Zamco resolves $452 mln debts in May including ZC’s $32 mln


Tapiwanashe Mangwiro 

HARARE – Zimbabwe Asset Management Company (Zamco) has so far resolved $452 million of the bad debts it mopped up and said they are still in line to meet the annual $140 million target.

In February 2020, the debt recovery firm had resolved $420 million of debt since it’s formation with over $180 million of that being last year’s collections.

Zamco CEO Dr Cosmas Kanhai said: “at the close of May total debt resolved by Zamco amounted to $452 million, meaning that in the three months from March we resolved $32 million worth of debt.”

The majority of the $32 million is from sporting association,  Zimbabwe Cricket, which last month announced that it had cleared it’s debt on all fronts two years earlier than the schedule.

Dr Kanhai added that the unfortunate scenario is that the money is “now worthless and people now find it easier to pay back loans at a quicker rate and be left with no major consequences on their balance sheets.”

“Contrary to what people think, the Government has not yet paid its Treasury Bills, and that is a chunk on itself. The Government only pays TBs when they mature in 10-15yrs time and they too will be worthless,” Kanhai said.

Zamco is a special purpose vehicle under the purview of the Reserve Bank of Zimbabwe (RBZ) created in 2014 to mop up $1.4 billion bad debts acquired from local financial institutions.

Companies whose debts were taken over by Zamco include Hwange Colliery Company Limited, RioZim, Cairns Foods Limited and Cottco.

The asset management company was mandated by the Central Bank to acquire the NPLs from banks to clean the financial institutions’ balance sheets so that they continue lending to productive sectors.

At the climax of NPLs in the banking sector, the ratio of bad debts averaged 20 percent against the standard global threshold of five percent. It is significant for banks to keep NPLs at lowest levels in order for the financial institutions to lend profitably.
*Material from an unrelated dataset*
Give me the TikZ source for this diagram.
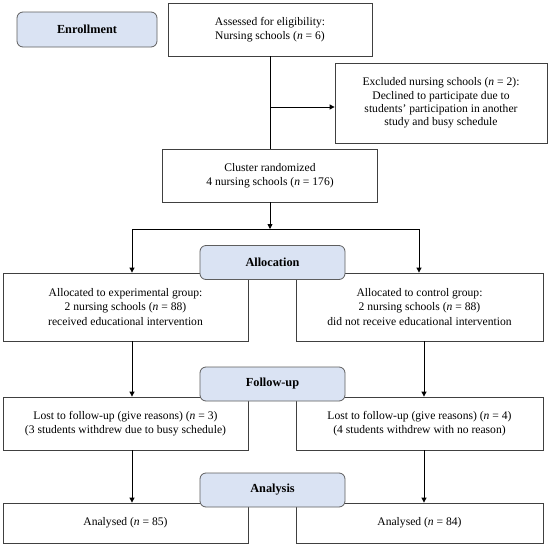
\documentclass[tikz,border=0pt]{standalone}
\usepackage{fontspec}
\setmainfont{Liberation Serif}
\usetikzlibrary{arrows.meta}
\definecolor{lblfill}{HTML}{DAE3F3}
\definecolor{lbldraw}{HTML}{5E5E5E}
\definecolor{boxdraw}{HTML}{404040}
\tikzset{
  flowbox/.style={draw=boxdraw, line width=0.8pt, fill=white, align=center, inner sep=2pt, font=\fontsize{11.6}{14.5}\selectfont},
  phase/.style={draw=lbldraw, line width=0.8pt, fill=lblfill, rounded corners=6pt, align=center, minimum width=145pt, minimum height=34pt, font=\fontsize{12.3}{14}\selectfont\bfseries},
  conn/.style={line width=0.8pt, draw=black},
  arr/.style={conn, -{Triangle[length=5pt,width=5pt]}}
}
\newcommand{\nn}{\textit{n}}
\begin{document}
\begin{tikzpicture}[x=1pt,y=-1pt]
\useasboundingbox (0,0) rectangle (550,547);
% boxes
\node[flowbox, minimum width=204pt, minimum height=53pt] (assess) at (270,29.5) {Assessed for eligibility:\\Nursing schools (\nn{} = 6)};
\node[flowbox, minimum width=212pt, minimum height=80pt, font=\fontsize{11.6}{13.4}\selectfont] (excl) at (441,103) {Excluded nursing schools (\nn{} = 2):\\Declined to participate due to\\students' participation in another\\study and busy schedule};
\node[flowbox, minimum width=215pt, minimum height=53pt] (cluster) at (270,175.5) {Cluster randomized\\4 nursing schools (\nn{} = 176)};
\node[flowbox, minimum width=245pt, minimum height=68pt] (expL) at (125.5,307) {Allocated to experimental group:\\2 nursing schools (\nn{} = 88)\\received educational intervention};
\node[flowbox, minimum width=247pt, minimum height=68pt] (expR) at (419.5,307) {Allocated to control group:\\2 nursing schools (\nn{} = 88)\\did not receive educational intervention};
\node[flowbox, minimum width=245pt, minimum height=53pt] (lostL) at (125.5,423.5) {Lost to follow-up (give reasons) (\nn{} = 3)\\(3 students withdrew due to busy schedule)};
\node[flowbox, minimum width=247pt, minimum height=53pt] (lostR) at (419.5,423.5) {Lost to follow-up (give reasons) (\nn{} = 4)\\(4 students withdrew with no reason)};
\node[flowbox, minimum width=245pt, minimum height=40pt] (anL) at (125.5,523) {Analysed (\nn{} = 85)};
\node[flowbox, minimum width=247pt, minimum height=40pt] (anR) at (419.5,523) {Analysed (\nn{} = 84)};
% phase labels
\node[phase, minimum width=140pt, minimum height=35pt] (enr) at (87,29.5) {Enrollment};
\node[phase] (alloc) at (272.5,262.5) {Allocation};
\node[phase] (follow) at (272.5,384) {Follow-up};
\node[phase] (analysis) at (272.5,490) {Analysis};
% connectors
\coordinate (br) at (270,107);
\coordinate (split) at (270,229);
\coordinate (sl) at (132,229);
\coordinate (sr) at (419,229);
\draw[conn] (assess.south) -- (cluster.north);
\draw[arr] (br) -- (br -| excl.west);
\draw[arr] (cluster.south) -- (split);
\draw[conn] (sl) -- (sr);
\draw[arr] (sl) -- (sl |- expL.north);
\draw[arr] (sr) -- (sr |- expR.north);
\coordinate (l2) at (132,0);
\coordinate (r2) at (424,0);
\draw[arr] (l2 |- expL.south) -- (l2 |- lostL.north);
\draw[arr] (r2 |- expR.south) -- (r2 |- lostR.north);
\draw[arr] (l2 |- lostL.south) -- (l2 |- anL.north);
\draw[arr] (r2 |- lostR.south) -- (r2 |- anR.north);
\end{tikzpicture}
\end{document}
The RBZ has noted that in the past banks had become increasingly risk averse due to the high NPLs on their balance sheets and had reduced on fresh loans, which was again deemed inimical to Government’s efforts to grow the economy.

The asset management firm is using various options for resolution of the NPLs including debt-to-equity swaps, loan-asset swaps, debt restructuring or where turnaround is not viable, liquidation.